Output all the data exactly. Pictures do not belong in the copy.
* BEGIN Supplied data *
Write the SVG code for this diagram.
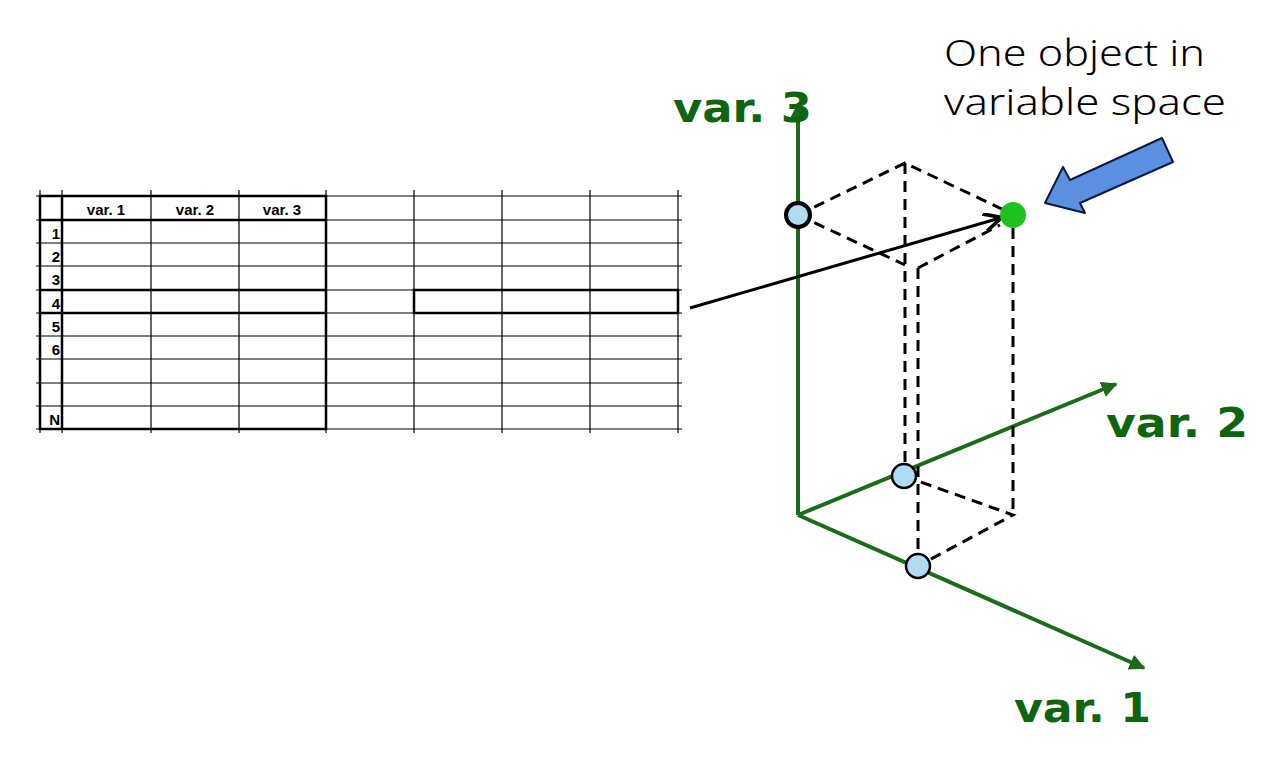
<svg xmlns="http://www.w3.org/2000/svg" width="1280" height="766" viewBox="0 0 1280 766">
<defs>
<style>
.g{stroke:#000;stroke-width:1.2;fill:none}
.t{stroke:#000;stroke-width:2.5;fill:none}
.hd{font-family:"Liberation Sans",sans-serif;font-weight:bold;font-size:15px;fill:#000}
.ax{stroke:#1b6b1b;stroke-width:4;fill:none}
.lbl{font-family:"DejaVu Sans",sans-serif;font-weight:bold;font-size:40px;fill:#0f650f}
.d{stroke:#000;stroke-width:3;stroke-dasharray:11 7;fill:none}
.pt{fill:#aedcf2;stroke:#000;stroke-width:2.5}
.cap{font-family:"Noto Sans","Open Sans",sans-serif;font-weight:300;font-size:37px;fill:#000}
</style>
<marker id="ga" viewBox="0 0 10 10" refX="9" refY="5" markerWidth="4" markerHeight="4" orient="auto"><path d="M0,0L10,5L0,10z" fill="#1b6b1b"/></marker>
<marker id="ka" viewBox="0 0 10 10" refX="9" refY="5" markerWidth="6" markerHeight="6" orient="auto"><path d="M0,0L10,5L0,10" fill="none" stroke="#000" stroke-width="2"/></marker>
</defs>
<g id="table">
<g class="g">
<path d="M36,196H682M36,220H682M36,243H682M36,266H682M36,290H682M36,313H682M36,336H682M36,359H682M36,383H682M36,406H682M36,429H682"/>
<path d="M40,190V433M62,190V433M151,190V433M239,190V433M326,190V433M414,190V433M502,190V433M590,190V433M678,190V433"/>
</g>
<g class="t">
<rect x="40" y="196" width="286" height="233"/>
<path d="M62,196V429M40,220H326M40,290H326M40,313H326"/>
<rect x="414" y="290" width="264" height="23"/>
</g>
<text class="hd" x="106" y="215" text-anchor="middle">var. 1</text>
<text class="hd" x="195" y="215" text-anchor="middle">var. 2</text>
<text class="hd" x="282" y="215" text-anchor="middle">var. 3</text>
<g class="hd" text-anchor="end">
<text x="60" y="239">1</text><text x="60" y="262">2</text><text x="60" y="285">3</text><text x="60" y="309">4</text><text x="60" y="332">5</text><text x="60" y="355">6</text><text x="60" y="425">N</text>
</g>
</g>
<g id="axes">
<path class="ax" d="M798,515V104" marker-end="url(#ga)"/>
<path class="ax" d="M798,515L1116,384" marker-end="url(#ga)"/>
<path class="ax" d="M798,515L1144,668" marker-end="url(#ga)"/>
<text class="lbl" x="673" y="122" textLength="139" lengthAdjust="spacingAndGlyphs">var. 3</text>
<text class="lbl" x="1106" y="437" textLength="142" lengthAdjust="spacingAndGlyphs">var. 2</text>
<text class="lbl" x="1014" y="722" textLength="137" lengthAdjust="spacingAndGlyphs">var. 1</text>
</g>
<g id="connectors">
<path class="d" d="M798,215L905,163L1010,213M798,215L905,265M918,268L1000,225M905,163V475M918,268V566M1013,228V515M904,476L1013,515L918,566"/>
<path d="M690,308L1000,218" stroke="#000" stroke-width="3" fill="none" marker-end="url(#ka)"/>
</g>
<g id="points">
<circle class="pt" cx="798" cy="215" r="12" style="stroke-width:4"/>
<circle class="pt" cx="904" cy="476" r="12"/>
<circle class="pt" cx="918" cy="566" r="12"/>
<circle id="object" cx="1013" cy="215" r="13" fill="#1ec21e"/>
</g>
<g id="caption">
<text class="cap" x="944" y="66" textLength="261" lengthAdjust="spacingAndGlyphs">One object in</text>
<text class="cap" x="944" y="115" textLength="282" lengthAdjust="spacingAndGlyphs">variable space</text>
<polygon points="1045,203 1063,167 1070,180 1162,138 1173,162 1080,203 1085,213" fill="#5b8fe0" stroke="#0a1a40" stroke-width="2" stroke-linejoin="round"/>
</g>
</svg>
* END Supplied data *
_The output_
Write the SVG code for this diagram.
<svg xmlns="http://www.w3.org/2000/svg" width="1280" height="766" viewBox="0 0 1280 766">
<defs>
<style>
.g{stroke:#000;stroke-width:1.2;fill:none}
.t{stroke:#000;stroke-width:2.5;fill:none}
.hd{font-family:"Liberation Sans",sans-serif;font-weight:bold;font-size:15px;fill:#000}
.ax{stroke:#1b6b1b;stroke-width:4;fill:none}
.lbl{font-family:"DejaVu Sans",sans-serif;font-weight:bold;font-size:40px;fill:#0f650f}
.d{stroke:#000;stroke-width:3;stroke-dasharray:11 7;fill:none}
.pt{fill:#aedcf2;stroke:#000;stroke-width:2.5}
.cap{font-family:"Noto Sans","Open Sans",sans-serif;font-weight:300;font-size:37px;fill:#000}
</style>
<marker id="ga" viewBox="0 0 10 10" refX="9" refY="5" markerWidth="4" markerHeight="4" orient="auto"><path d="M0,0L10,5L0,10z" fill="#1b6b1b"/></marker>
<marker id="ka" viewBox="0 0 10 10" refX="9" refY="5" markerWidth="6" markerHeight="6" orient="auto"><path d="M0,0L10,5L0,10" fill="none" stroke="#000" stroke-width="2"/></marker>
</defs>
<g id="table">
<g class="g">
<path d="M36,196H682M36,220H682M36,243H682M36,266H682M36,290H682M36,313H682M36,336H682M36,359H682M36,383H682M36,406H682M36,429H682"/>
<path d="M40,190V433M62,190V433M151,190V433M239,190V433M326,190V433M414,190V433M502,190V433M590,190V433M678,190V433"/>
</g>
<g class="t">
<rect x="40" y="196" width="286" height="233"/>
<path d="M62,196V429M40,220H326M40,290H326M40,313H326"/>
<rect x="414" y="290" width="264" height="23"/>
</g>
<text class="hd" x="106" y="215" text-anchor="middle">var. 1</text>
<text class="hd" x="195" y="215" text-anchor="middle">var. 2</text>
<text class="hd" x="282" y="215" text-anchor="middle">var. 3</text>
<g class="hd" text-anchor="end">
<text x="60" y="239">1</text><text x="60" y="262">2</text><text x="60" y="285">3</text><text x="60" y="309">4</text><text x="60" y="332">5</text><text x="60" y="355">6</text><text x="60" y="425">N</text>
</g>
</g>
<g id="axes">
<path class="ax" d="M798,515V104" marker-end="url(#ga)"/>
<path class="ax" d="M798,515L1116,384" marker-end="url(#ga)"/>
<path class="ax" d="M798,515L1144,668" marker-end="url(#ga)"/>
<text class="lbl" x="673" y="122" textLength="139" lengthAdjust="spacingAndGlyphs">var. 3</text>
<text class="lbl" x="1106" y="437" textLength="142" lengthAdjust="spacingAndGlyphs">var. 2</text>
<text class="lbl" x="1014" y="722" textLength="137" lengthAdjust="spacingAndGlyphs">var. 1</text>
</g>
<g id="connectors">
<path class="d" d="M798,215L905,163L1010,213M798,215L905,265M918,268L1000,225M905,163V475M918,268V566M1013,228V515M904,476L1013,515L918,566"/>
<path d="M690,308L1000,218" stroke="#000" stroke-width="3" fill="none" marker-end="url(#ka)"/>
</g>
<g id="points">
<circle class="pt" cx="798" cy="215" r="12" style="stroke-width:4"/>
<circle class="pt" cx="904" cy="476" r="12"/>
<circle class="pt" cx="918" cy="566" r="12"/>
<circle id="object" cx="1013" cy="215" r="13" fill="#1ec21e"/>
</g>
<g id="caption">
<text class="cap" x="944" y="66" textLength="261" lengthAdjust="spacingAndGlyphs">One object in</text>
<text class="cap" x="944" y="115" textLength="282" lengthAdjust="spacingAndGlyphs">variable space</text>
<polygon points="1045,203 1063,167 1070,180 1162,138 1173,162 1080,203 1085,213" fill="#5b8fe0" stroke="#0a1a40" stroke-width="2" stroke-linejoin="round"/>
</g>
</svg>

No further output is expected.